Will a career break hurt my chances of getting hired when I return?

Less than most people fear, and far less than returning depleted and disengaged. Employers increasingly recognize career breaks as legitimate professional experiences, particularly when the person returning can speak clearly about what they did with the time and what they learned. Introverts who use breaks intentionally tend to return with sharper self-awareness and clearer career focus, both of which show up positively in interviews. what matters is being able to articulate the break honestly and specifically rather than apologizing for it.

What’s the difference between a career break and burning out completely?

A career break is a proactive choice made before depletion becomes crisis. Burnout is what happens when you don’t make that choice in time. The distinction matters because introverts who take deliberate breaks tend to recover faster and return with more clarity than those who push through until they have no choice but to stop. If you’re already in full burnout, a break is still valuable, but recovery takes longer and the process is less generative. Recognizing the signs of depletion early, persistent exhaustion, loss of engagement with work you used to find meaningful, difficulty concentrating, and acting on them before they compound is the more effective approach.

How should introverts explain a career break in interviews?
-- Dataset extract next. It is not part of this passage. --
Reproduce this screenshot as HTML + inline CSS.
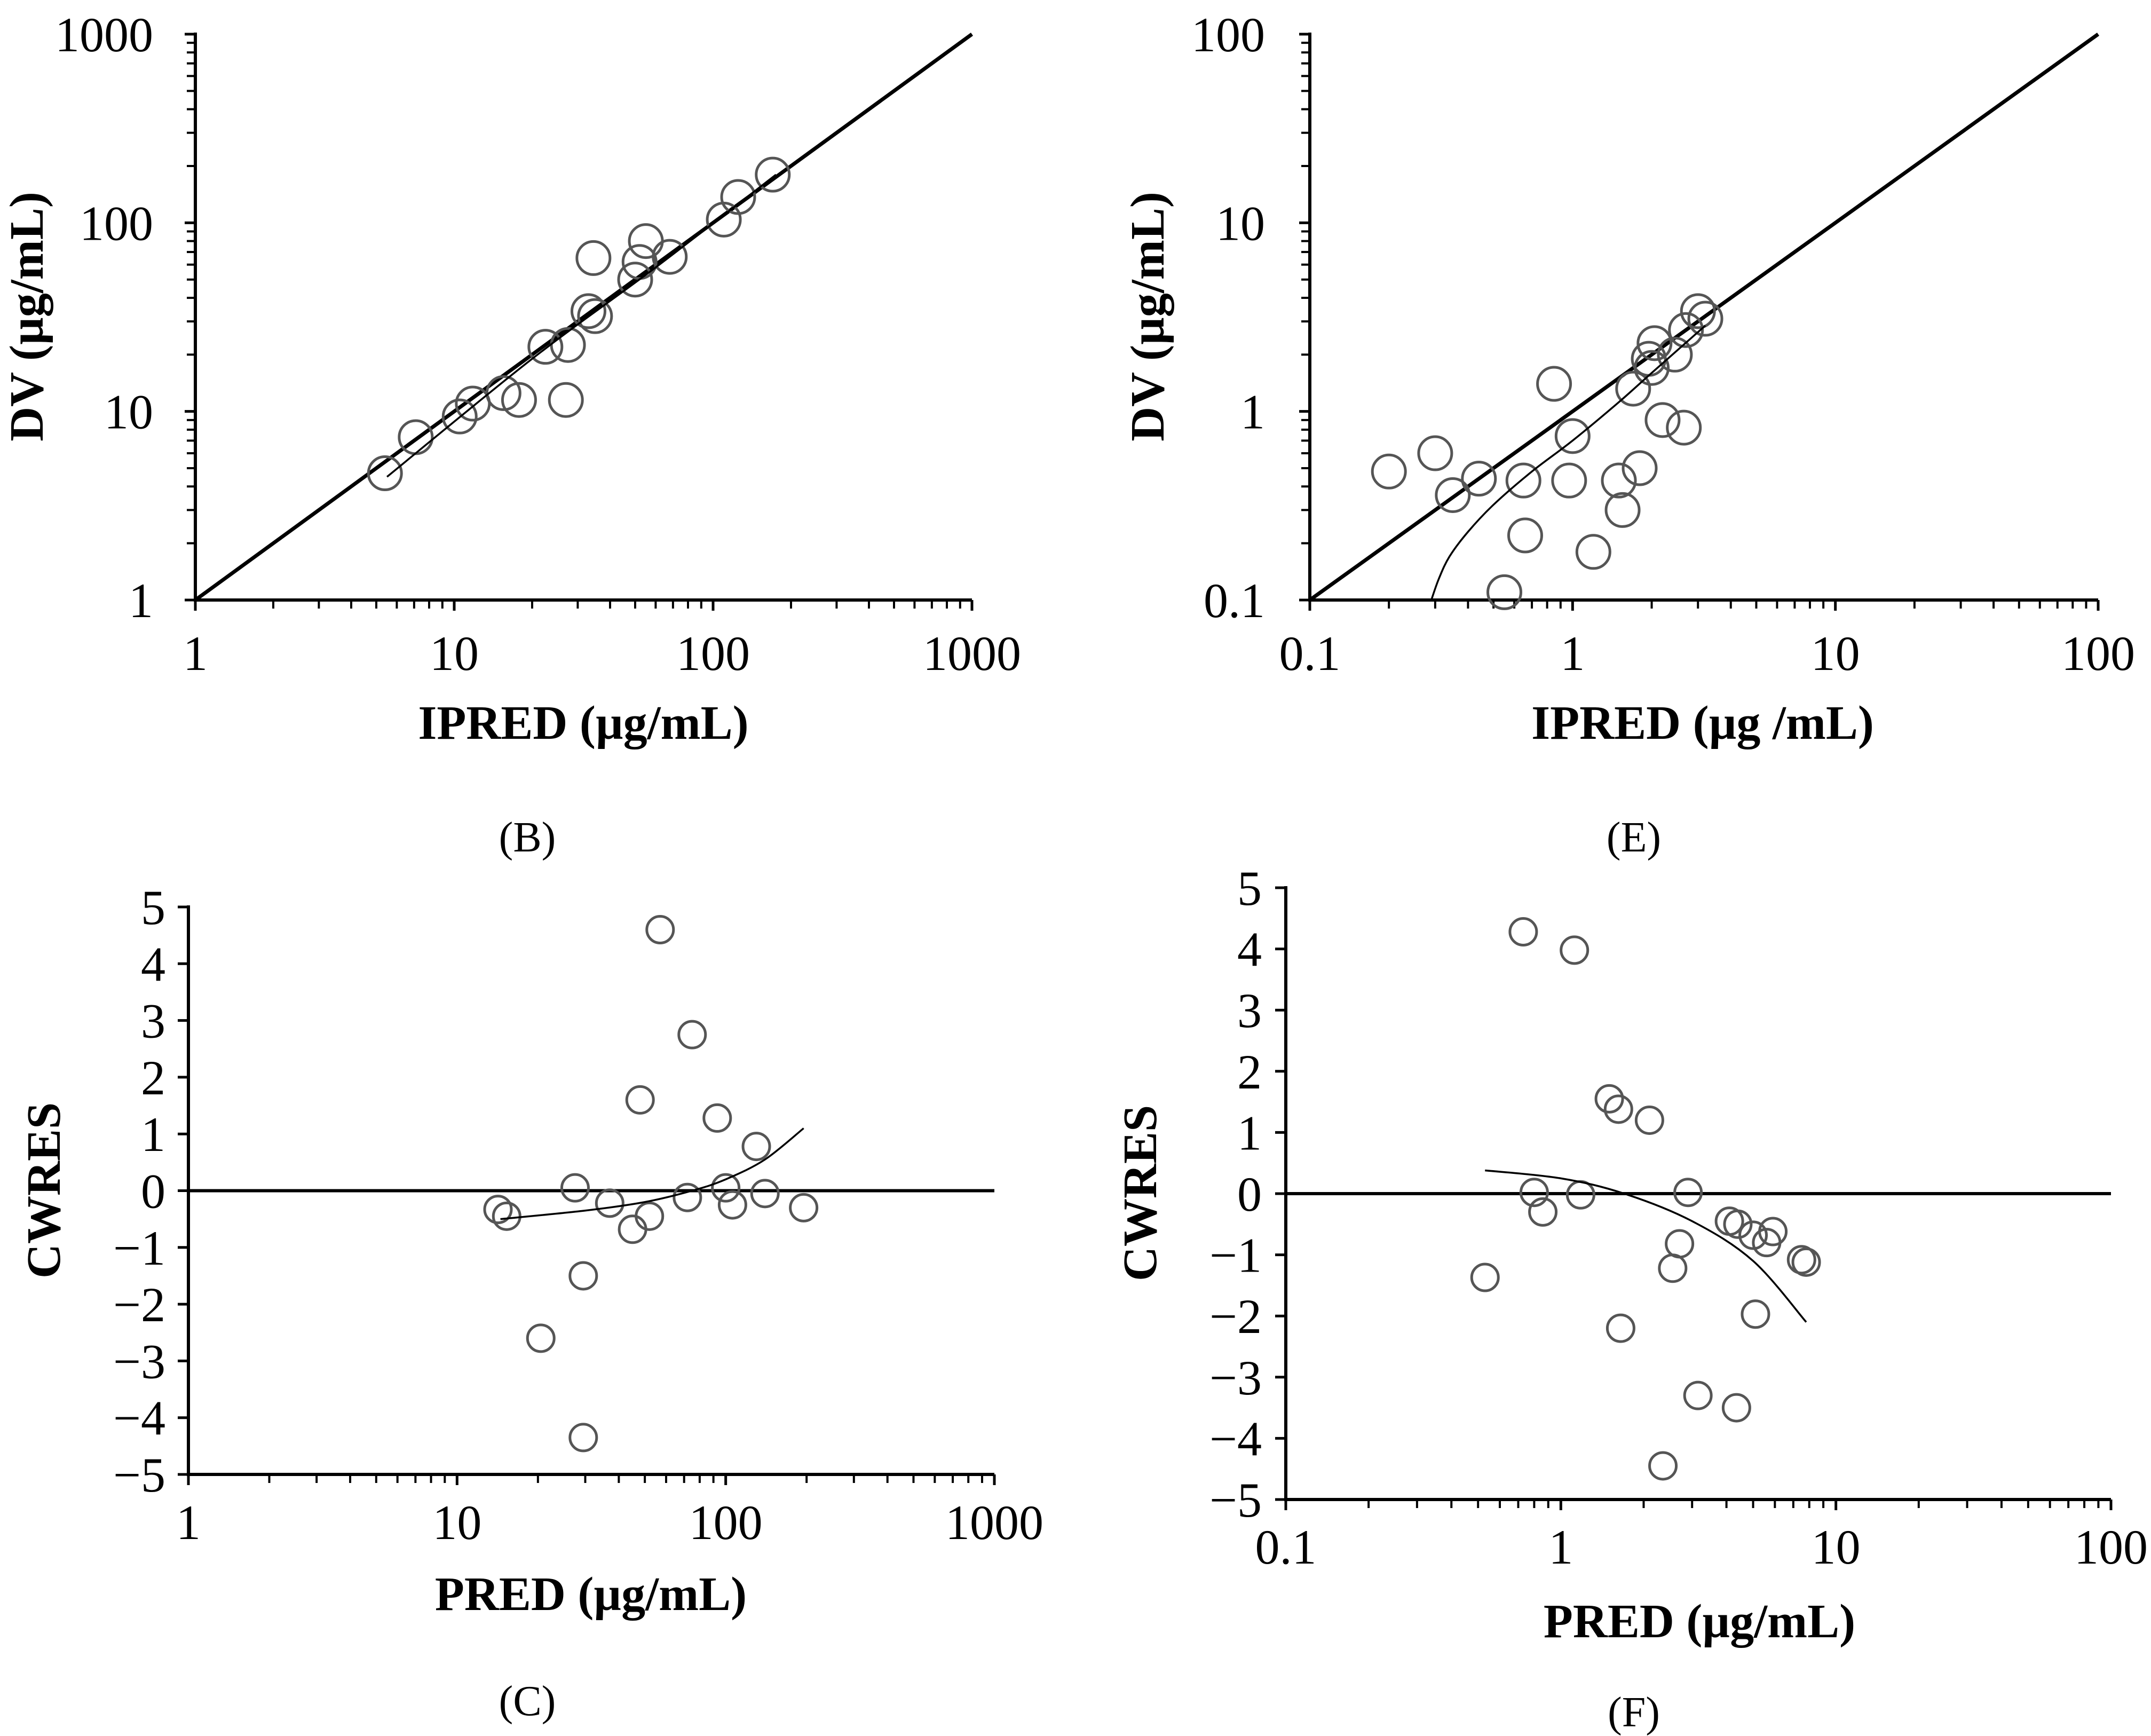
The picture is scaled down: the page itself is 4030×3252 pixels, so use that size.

Directly and without apology. The most effective approach is to describe specifically what you did during the break, what you reflected on or developed, and how it connects to the direction you’re now pursuing. Vague answers, or answers that frame the break as something that happened to you rather than something you chose, tend to raise more questions than clear ones. Introverts often do this well because they’ve actually thought carefully about the experience. The challenge is translating that internal clarity into spoken language confidently, which is worth practicing before the interview itself.